Power Measurements on Complex Modulation Wireless Signals

Digital vector modulation became the modulation of choice as the digital revolution swept over communication systems some 20 years ago. The need to pack the maximum amount of digital data into the limited spectrum of cellular and data transmission systems made it an obvious choice. RF power measurements for these new complex phase/amplitude formats call for careful application analysis of the test signals.

 

The advent of wireless communications technology accelerated the migration from analog to digital modulation formats. Soon came an alphabet soup of digital modulation formats: BPSK, QPSK, 8-PSK, 16 QAM, etc. Then came important variations such as pi/4-DQPSK. Many systems used data streams that depended on time-division multiple-access (TDMA) technology (example: GSM). Other system developers introduced a highly competitive code-division multiple access (CDMA) format (recent example; IS-95A).

 

Having transmitters at both the base stations and in the individual wireless handsets requires the most creative designs to preserve the frequency spectrum and reduce power drain.
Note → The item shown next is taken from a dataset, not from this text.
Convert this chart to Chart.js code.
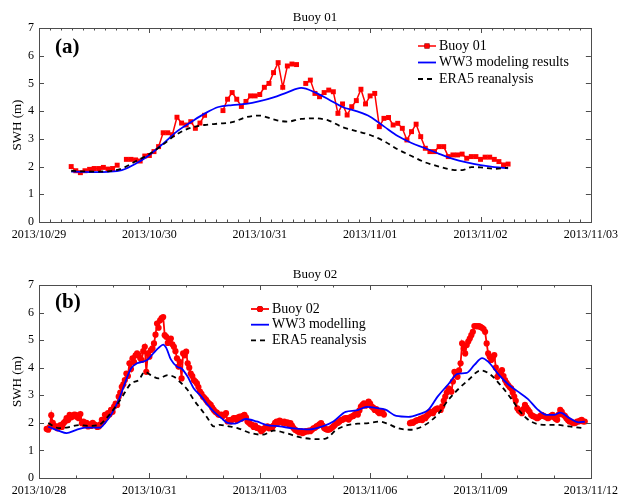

Whether you use a TDMA system, which feeds multiple carriers through a common output amplifier, or a CDMA system, which encodes multiple data streams onto a single carrier with a pseudo-random code, the resulting transmitted power spectrum features almost white-noise-like characteristics.

 

Just like white noise, the average power of the transmitted signal is only one of the important parameters. Because of the statistical nature of multiple carrier systems, the signal peak-to-average power ratio is crucial, because instantaneous peak powers can approach ratios of 10 to 30 times the average power, depending on formats and filtering.

 

Those high peak-to-average power ratios imply dangers in the saturation of the output power amplifiers. When saturation occurs, the outer symbol locations compress, increasing bit errors and system unreliability. System designers handle this effect by “backing off” the power amplifiers from their maximum peak ratings to assure that signal peak power operation is always within their linear range.

 

Therefore, all of these technologies require precise characterization of the pulse performance of their systems’ amplifier power output, including peak-to-average power ratios and time-gated parameters for profiling the pulsed signals, which ensure conformity to specified limits.